Question

Find the top of a \[7m\] height building, the angle of elevation of the top of a tower is \[{60^\circ }\] and angle of depression of the tower is \[{45^\circ }\]. Find the height of the tower.

Answer 1

Hint: This sum is solved by using trigonometry, in this section, we will see how trigonometry is used for finding the heights and distances of various objects without actually measuring them.
Here they give an angle of elevation, it is an angle formed by the line of sight with the horizontal when the point being viewed is above the horizontal level, that is, the case when we raise our head to look at the object.
The angle of depression is an angle formed by the line of sight with the horizontal when the point is below the horizontal level, that is, the case when we lower our head to look at the point being viewed.

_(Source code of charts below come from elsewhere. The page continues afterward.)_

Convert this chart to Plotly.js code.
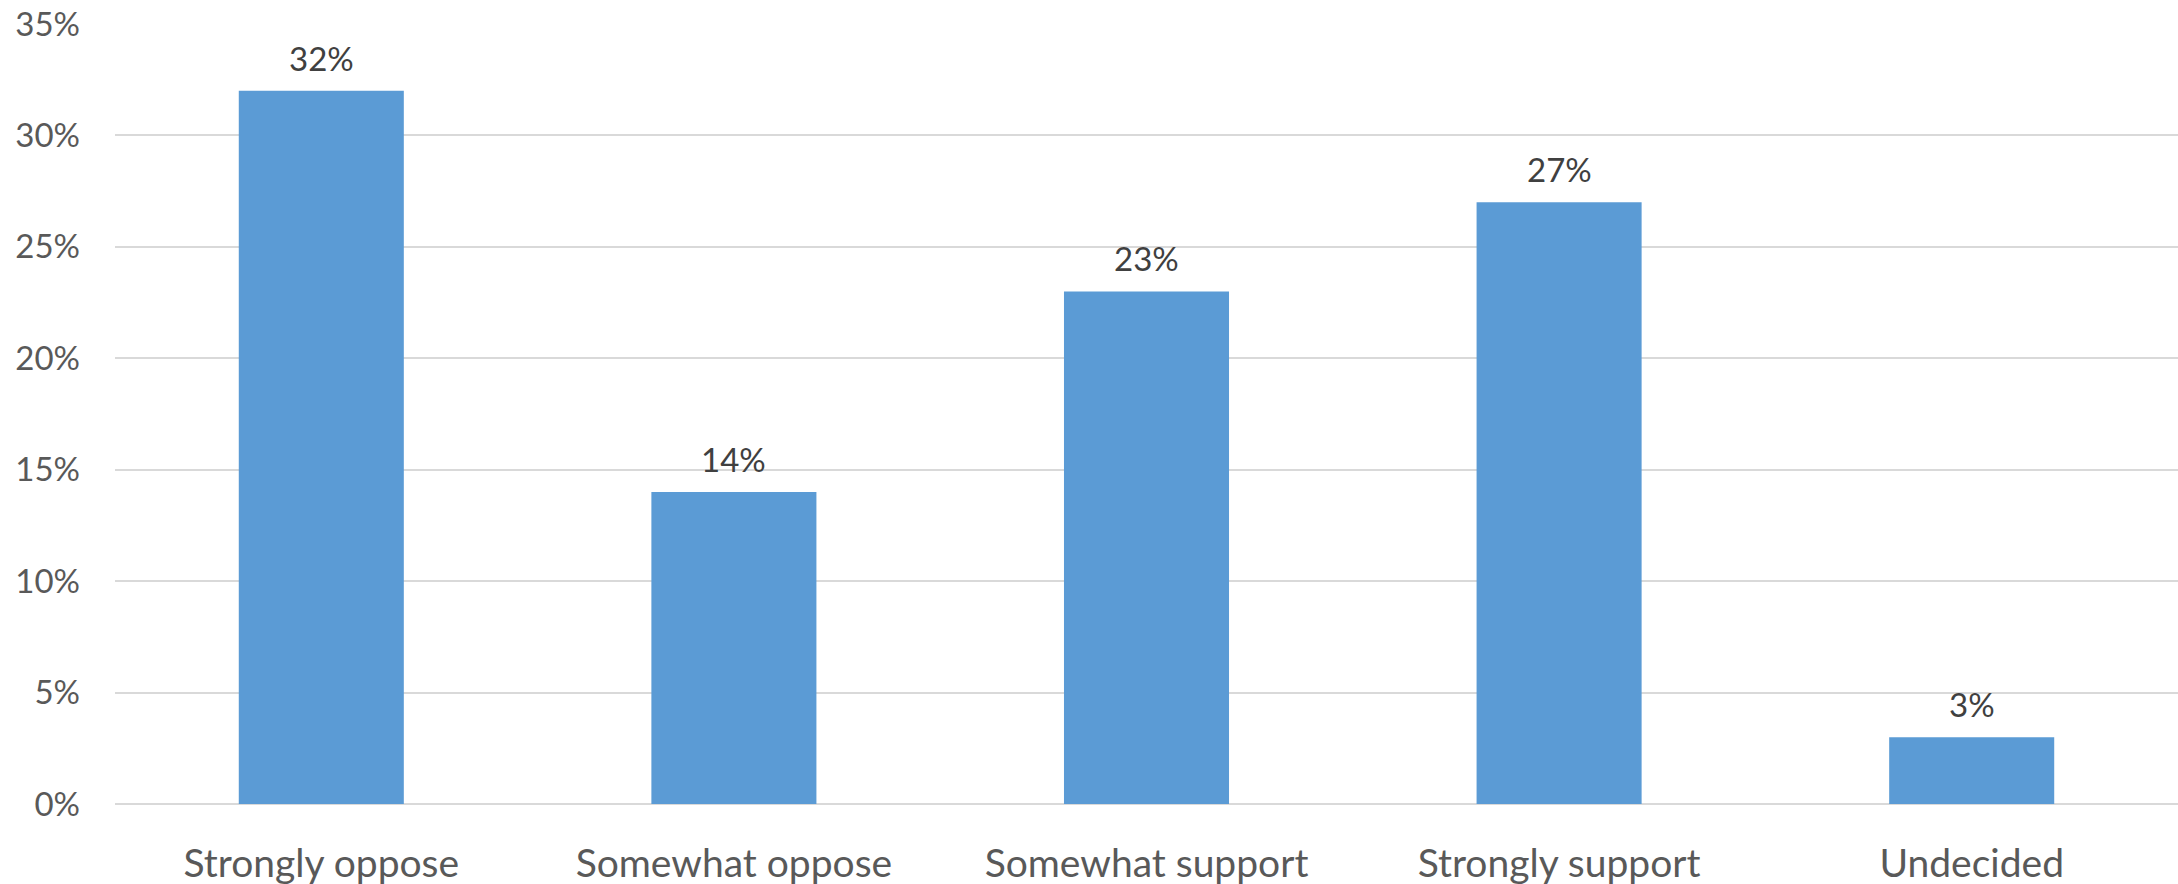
<!DOCTYPE html>
<html>
<head>
<meta charset="utf-8">
<script src="https://cdn.plot.ly/plotly-3.0.1.min.js"></script>
<style>
  html, body { margin: 0; padding: 0; background: #ffffff; }
  #chart { width: 2178px; height: 884px; }
</style>
</head>
<body>
<div id="chart"></div>
<script>
const categories = ["Strongly oppose", "Somewhat oppose", "Somewhat support", "Strongly support", "Undecided"];
const values = [32, 14, 23, 27, 3];
const tickVals = [0, 5, 10, 15, 20, 25, 30, 35];
const tickText = ["0%", "5%", "10%", "15%", "20%", "25%", "30%", "35%"];

const trace = {
  type: "bar",
  x: categories,
  y: values,
  width: 0.4,
  marker: { color: "#5B9BD5" },
  hoverinfo: "skip"
};

const annotations = categories.map((c, i) => ({
  x: c,
  y: values[i],
  xref: "x",
  yref: "y",
  text: values[i] + "%",
  showarrow: false,
  yanchor: "bottom",
  yshift: 11,
  font: { family: "Lato, sans-serif", size: 33, color: "#404040" }
}));

const layout = {
  width: 2178,
  height: 884,
  margin: { l: 115, r: 0, t: 24, b: 80 },
  paper_bgcolor: "#ffffff",
  plot_bgcolor: "#ffffff",
  showlegend: false,
  bargap: 0.6,
  xaxis: {
    type: "category",
    tickfont: { family: "Lato, sans-serif", size: 39, color: "#595959" },
    ticks: "",
    showgrid: false,
    showline: false,
    ticklabelstandoff: 33
  },
  yaxis: {
    range: [0, 35],
    tickvals: tickVals,
    ticktext: tickText,
    tickfont: { family: "Lato, sans-serif", size: 33, color: "#595959" },
    showgrid: true,
    gridcolor: "#D9D9D9",
    gridwidth: 2,
    zeroline: true,
    zerolinecolor: "#D9D9D9",
    zerolinewidth: 2,
    showline: false,
    ticks: "",
    ticklabelstandoff: 34
  },
  annotations: annotations
};

Plotly.newPlot("chart", [trace], layout, { displayModeBar: false, staticPlot: true });
</script>
</body>
</html>
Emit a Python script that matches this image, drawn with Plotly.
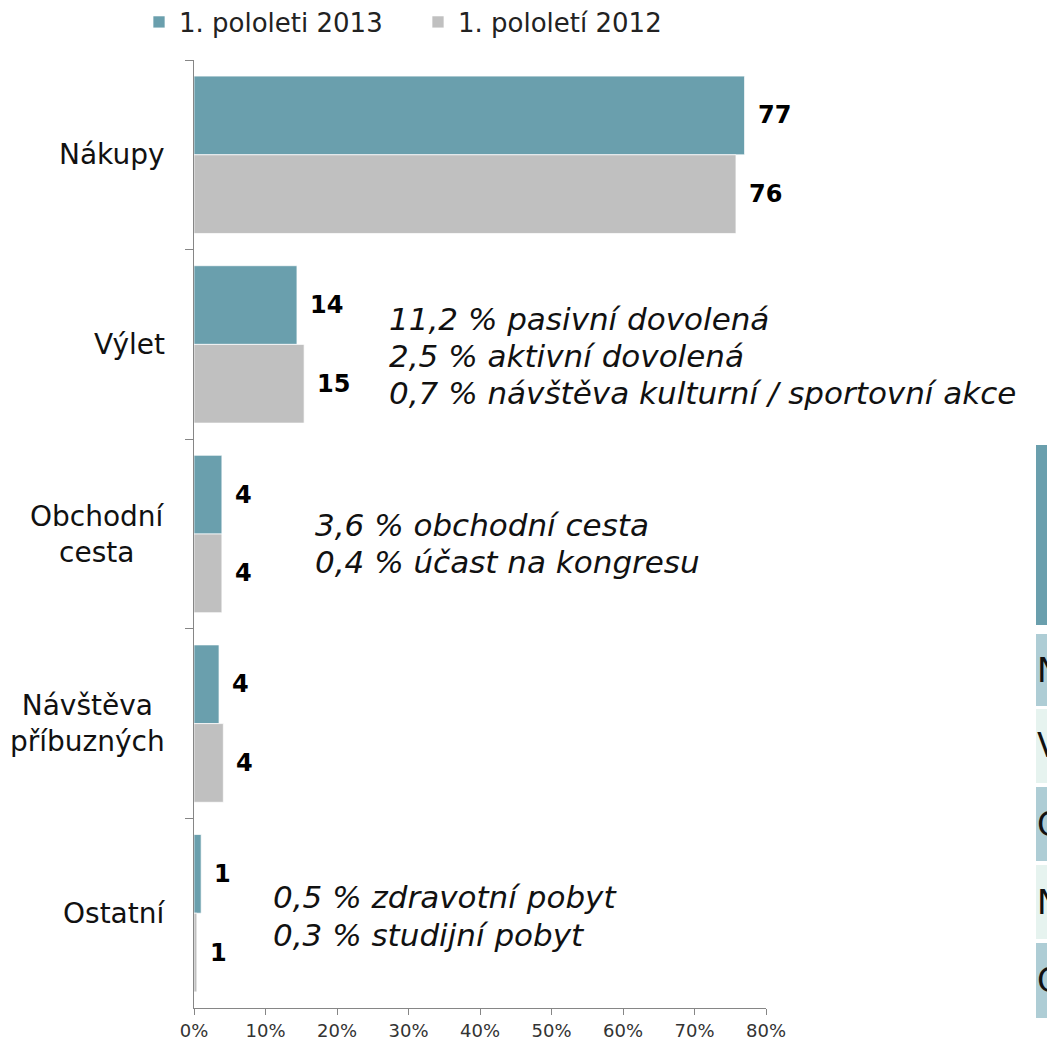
import plotly.graph_objects as go

categories = ["Nákupy", "Výlet", "Obchodní cesta", "Návštěva příbuzných", "Ostatní"]
category_labels = ["Nákupy", "Výlet", "Obchodní<br>cesta", "Návštěva<br>příbuzných", "Ostatní"]
series_names = ["1. pololeti 2013", "1. pololetí 2012"]
values_2013 = [77.0, 14.4, 3.9, 3.5, 1.0]
values_2012 = [75.8, 15.4, 3.9, 4.1, 0.4]
labels_2013 = ["77", "14", "4", "4", "1"]
labels_2012 = ["76", "15", "4", "4", "1"]
notes_vylet = ["11,2 % pasivní dovolená", "2,5 % aktivní dovolená",
               "0,7 % návštěva kulturní / sportovní akce"]
notes_obchodni = ["3,6 % obchodní cesta", "0,4 % účast na kongresu"]
notes_ostatni = ["0,5 % zdravotní pobyt", "0,3 % studijní pobyt"]
side_letters = ["N", "V", "O", "N", "O"]

TEAL = "#6a9fad"
GRAY = "#c0c0c0"
FONT = "DejaVu Sans"

OFF = 8  # page body margin
W, H = 1055 - OFF, 1044 - OFF
X0, X1, Y0, Y1 = 194, 766, 60, 1008  # plot area in page pixels
ML, MR, MT, MB = X0 - OFF, W - (X1 - OFF), Y0 - OFF, H - (Y1 - OFF)
PW = X1 - X0
PH = Y1 - Y0


def px2x(px):
    return (px - X0) / PW


def py2y(py):
    return (Y1 - py) / PH


def px2val(px):
    return (px - X0) / PW * 80


fig = go.Figure()
fig.add_trace(go.Bar(y=categories, x=values_2013, name=series_names[0], orientation="h",
                     marker=dict(color=TEAL, line=dict(color="rgba(255,255,255,0.7)", width=1))))
fig.add_trace(go.Bar(y=categories, x=values_2012, name=series_names[1], orientation="h",
                     marker=dict(color=GRAY, line=dict(color="rgba(255,255,255,0.7)", width=1))))

annotations = []
bar_half = PH / len(categories) * 0.83 / 4
for cat, v, t in zip(categories, values_2013, labels_2013):
    annotations.append(dict(x=v, y=cat, xref="x", yref="y", text=f"<b>{t}</b>", showarrow=False,
                            xanchor="left", yanchor="middle", xshift=11, yshift=bar_half,
                            font=dict(family=FONT, size=24, color="#000")))
for cat, v, t in zip(categories, values_2012, labels_2012):
    annotations.append(dict(x=v, y=cat, xref="x", yref="y", text=f"<b>{t}</b>", showarrow=False,
                            xanchor="left", yanchor="middle", xshift=11, yshift=-bar_half,
                            font=dict(family=FONT, size=24, color="#000")))
for cat, lab in zip(categories, category_labels):
    annotations.append(dict(x=px2x(167), y=cat, xref="paper", yref="y", text=lab, showarrow=False,
                            xanchor="right", yanchor="middle", align="center",
                            font=dict(family=FONT, size=28, color="#111")))

note_blocks = [
    (notes_vylet, 387, [319, 356, 393]),
    (notes_obchodni, 313, [525, 562]),
    (notes_ostatni, 271, [897, 935]),
]
for lines, left_px, ys in note_blocks:
    for line, ypx in zip(lines, ys):
        annotations.append(dict(x=px2val(left_px), y=py2y(ypx), xref="x", yref="paper",
                                text=f"<i>{line}</i>", showarrow=False, xanchor="left",
                                yanchor="middle", align="left",
                                font=dict(family=FONT, size=31, color="#111")))

# partial table at right edge
shapes = []
shapes.append(dict(type="rect", xref="paper", yref="paper", x0=px2x(1036), x1=px2x(1070),
                   y0=py2y(625), y1=py2y(445), fillcolor=TEAL, line=dict(width=0), layer="above"))
row_bounds = [(634, 706), (709, 783), (787, 861), (865, 939), (943, 1018)]
row_colors = ["#aecdd5", "#e6f3ef", "#aecdd5", "#e6f3ef", "#aecdd5"]
for (a, b), c, letter in zip(row_bounds, row_colors, side_letters):
    shapes.append(dict(type="rect", xref="paper", yref="paper", x0=px2x(1036), x1=px2x(1070),
                       y0=py2y(b), y1=py2y(a), fillcolor=c, line=dict(width=0), layer="above"))
    annotations.append(dict(x=px2x(1035), y=py2y((a + b) / 2), xref="paper", yref="paper",
                            text=letter, showarrow=False, xanchor="left", yanchor="middle",
                            font=dict(family=FONT, size=33, color="#111")))

fig.update_layout(
    width=W, height=H,
    margin=dict(l=ML, r=MR, t=MT, b=MB, autoexpand=False),
    paper_bgcolor="white", plot_bgcolor="white",
    barmode="group", bargap=0.17, bargroupgap=0,
    font=dict(family=FONT, color="#222"),
    showlegend=True,
    legend=dict(orientation="h", x=px2x(139), xanchor="left", y=py2y(22), yanchor="middle",
                font=dict(family=FONT, size=26, color="#222"), traceorder="normal",
                entrywidth=234, entrywidthmode="pixels", bgcolor="rgba(0,0,0,0)"),
    xaxis=dict(range=[0, 80], dtick=10, ticksuffix="%", showgrid=False, zeroline=False,
               showline=True, linecolor="#868686", linewidth=1, ticks="outside", ticklen=6,
               tickcolor="#868686", tickfont=dict(family=FONT, size=18, color="#333")),
    yaxis=dict(type="category", autorange="reversed", showgrid=False, zeroline=False,
               showline=True, linecolor="#868686", linewidth=1, ticks="outside", ticklen=8,
               tickcolor="#868686", tickson="boundaries", showticklabels=False),
    annotations=annotations,
    shapes=shapes,
)

fig.write_html("out.html")
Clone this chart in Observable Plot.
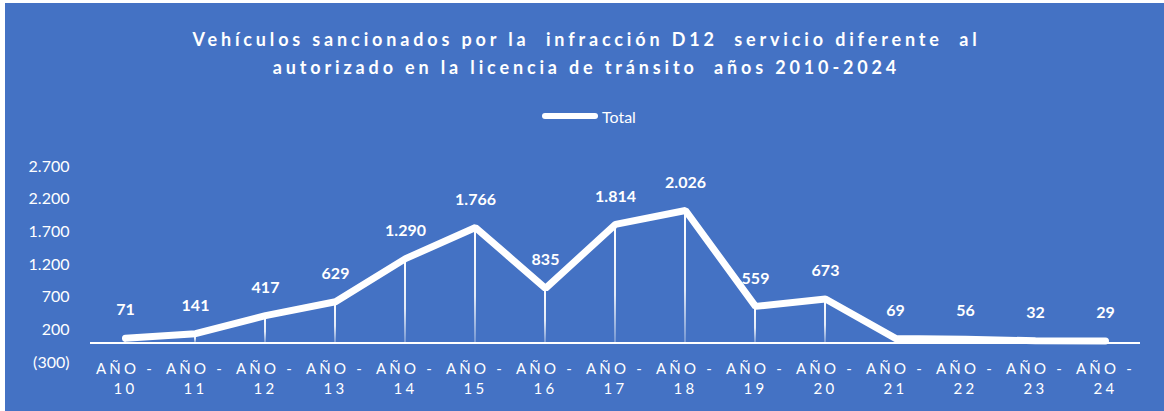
<!DOCTYPE html>
<html>
<head>
<meta charset="utf-8">
<script src="https://cdn.jsdelivr.net/npm/d3@7"></script>
<script src="https://cdn.jsdelivr.net/npm/@observablehq/plot@0.6"></script>
<style>
  html, body { margin: 0; padding: 0; background: #ffffff; }
  #card {
    position: absolute; left: 5px; top: 3px; width: 1159px; height: 408px;
    background: #4472C4; font-family: Lato, "Open Sans", sans-serif; color: #ffffff; overflow: hidden;
  }
  #title {
    position: absolute; left: 2px; top: 22px; width: 100%; text-align: center;
    font-weight: bold; font-size: 18px; letter-spacing: 3.85px; line-height: 28px; white-space: pre;
  }
  #legend {
    position: absolute; top: 101px; left: 537px; height: 24px; display: flex; align-items: center;
    font-size: 16px;
  }
  #legend .swatch { width: 56px; height: 6px; background: #fff; border-radius: 3px; margin-right: 4px; }
  #chart { position: absolute; left: 0; top: 137px; }
  #chart g[aria-label="x-axis tick label"] text { letter-spacing: 3.2px; }
</style>
</head>
<body>
<div id="card">
  <div id="title">Vehículos sancionados por la  infracción D12  servicio diferente  al
autorizado en la licencia de tránsito  años 2010-2024</div>
  <div id="legend"><span class="swatch"></span><span>Total</span></div>
  <div id="chart"></div>
</div>
<script>
const years = ["10","11","12","13","14","15","16","17","18","19","20","21","22","23","24"];
const totals = [71, 141, 417, 629, 1290, 1766, 835, 1814, 2026, 559, 673, 69, 56, 32, 29];
const yTicks = [-300, 200, 700, 1200, 1700, 2200, 2700];

const data = years.map((y, i) => ({year: y, value: totals[i]}));

const loc = d3.formatLocale({decimal: ",", thousands: ".", grouping: [3], currency: ["", ""]});
const f = loc.format(",d");
const fmt = v => v < 0 ? "(" + f(-v) + ")" : f(v);

const W = 1159, H = 271, ML = 85, MR = 24;
const bw = (W - ML - MR) / years.length;
const inset = (bw - 2) / 2;

const chart = Plot.plot({
  width: W,
  height: H,
  marginLeft: ML,
  marginRight: MR,
  marginTop: 26,
  marginBottom: 49,
  style: {background: "transparent", color: "#ffffff", fontFamily: "Lato, 'Open Sans', sans-serif", fontSize: "16px", overflow: "visible"},
  x: {type: "band", domain: years, padding: 0},
  y: {domain: [-300, 2700]},
  marks: [
    Plot.axisY({ticks: yTicks, tickFormat: fmt, tickSize: 0, tickPadding: 21, fill: "#ffffff", fontSize: 16, label: null}),
    Plot.axisX({tickFormat: d => "AÑO -\n" + d, tickSize: 0, tickPadding: -3, lineHeight: 1.35, fill: "#ffffff", fontSize: 15, label: null, lineAnchor: "top"}),
    Plot.barY(data, {x: "year", y1: 0, y2: "value", fill: "url(#fade)", insetLeft: inset, insetRight: inset}),
    Plot.ruleY([0], {stroke: "#ffffff", strokeWidth: 2}),
    Plot.line(data, {x: "year", y: "value", stroke: "#ffffff", strokeWidth: 7, strokeLinejoin: "miter", strokeLinecap: "round"}),
    Plot.text(data, {x: "year", y: "value", text: d => fmt(d.value), dy: -28, fill: "#ffffff", fontWeight: "bold", fontSize: 16})
  ]
});

const defs = d3.select(chart).insert("defs", ":first-child");
const g = defs.append("linearGradient").attr("id", "fade").attr("x1", 0).attr("y1", 0).attr("x2", 0).attr("y2", 1);
g.append("stop").attr("offset", "0%").attr("stop-color", "#ffffff").attr("stop-opacity", 1);
g.append("stop").attr("offset", "60%").attr("stop-color", "#ffffff").attr("stop-opacity", 0.85);
g.append("stop").attr("offset", "100%").attr("stop-color", "#ffffff").attr("stop-opacity", 0.25);

document.getElementById("chart").appendChild(chart);
</script>
</body>
</html>
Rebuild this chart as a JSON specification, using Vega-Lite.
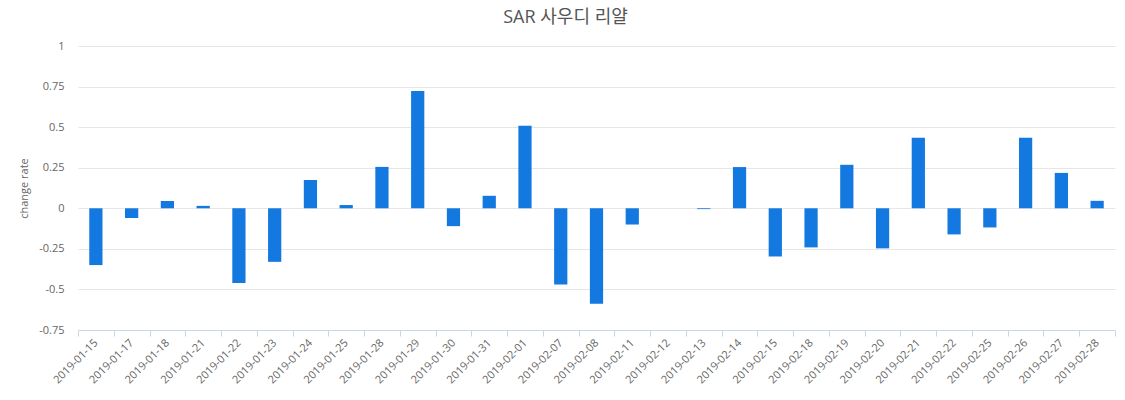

Complete step-by-step answer:
It is given the angle of elevation is \[{60^\circ }\] and the angle of depression is \[{45^\circ }\]

Let the building be \[AB\] and tower be \[CE\]
Also given that the height of building = \[AB\]=\[7m\]
From the top of building angle of elevation of top of tower=\[{60^\circ }\]
 \[\angle EAD = {60^\circ }\]
Angle of depression of the foot of the tower=\[{45^\circ }\]
 \[\angle CAD\]=\[{45^\circ }\]
We need to find height of tower
That is, \[CE\]
Collect all the possible information from the diagram for the sum
\[AB\] is parallel to \[CE\]
Since \[AB\] and \[CD\] are also parallel.
\[CD\]=\[AB\]=\[7m\]
Also,
\[AD\] and \[BC\] are parallel
So we can write \[AD\]=\[BC\]
Since tower and building are vertical to the ground
\[\angle ABC = {90^\circ }\] and \[\angle EDA = {90^\circ }\]
Since, \[AD\] and \[BC\] are parallel,
So we take \[AC\] as transversal
\[\angle ACB\]=\[\angle DAC\] (alternate angles)
\[\angle ACB\]=\[{45^\circ }\]
In right angle triangle\[ABC\],
\[\tan C = \dfrac{{\;side{\text{ }}opposite{\text{ }}to{\text{ }}angle{\text{ }}C}}{{side{\text{ }}adjacent{\text{ }}to{\text{ }}angle{\text{ }}C}}\]
 \[\tan {45^\circ } = \dfrac{{\;AB}}{{BC}}\]
Here the value of \[\tan {45^\circ } = 1\]
\[1 = \dfrac{{AB}}{{BC}}\]
\[AB = 7m\]
\[1 = \dfrac{7}{{BC}}\]
\[BC\] =\[7m\]
Since we have to know that \[BC = AD\]
So, \[AD = 7m\]
Now, in a right angle triangle\[ADE\],
\[\tan A = \dfrac{{\;side{\text{ }}opposite{\text{ }}to{\text{ }}angle{\text{ }}A}}{{side{\text{ }}adjacent{\text{ }}to{\text{ }}angle{\text{ }}A}}\]
\[\tan {60^\circ } = \dfrac{{ED}}{{AD}}\]
Here, \[\tan {60^\circ } = \sqrt 3 \]
\[\sqrt 3 = \dfrac{{ED}}{{AD}}\]
\[\sqrt 3 = \dfrac{{ED}}{7}\]
\[7\sqrt 3 = ED\]
\[ED = 7\sqrt 3 m\]
Hence, height of tower = \[CE\]
In the diagram we can say that \[CE = CD + DE\]
Already we have the value of \[CD = 7m\] and \[ED = 7\sqrt 3 m\]
So we can write it as,
\[CE = 7\sqrt 3 + 7\]

Height of tower=\[7(\sqrt 3 + 1)m\]

Note: The process of finding heights and distances is the best example of applying trigonometry in real life situations.
Here some uses,
It is used in oceanography in calculating the height of tides in oceans.
The sine and cosine functions are fundamental to the theory of periodic functions, those that describe the sound and light waves.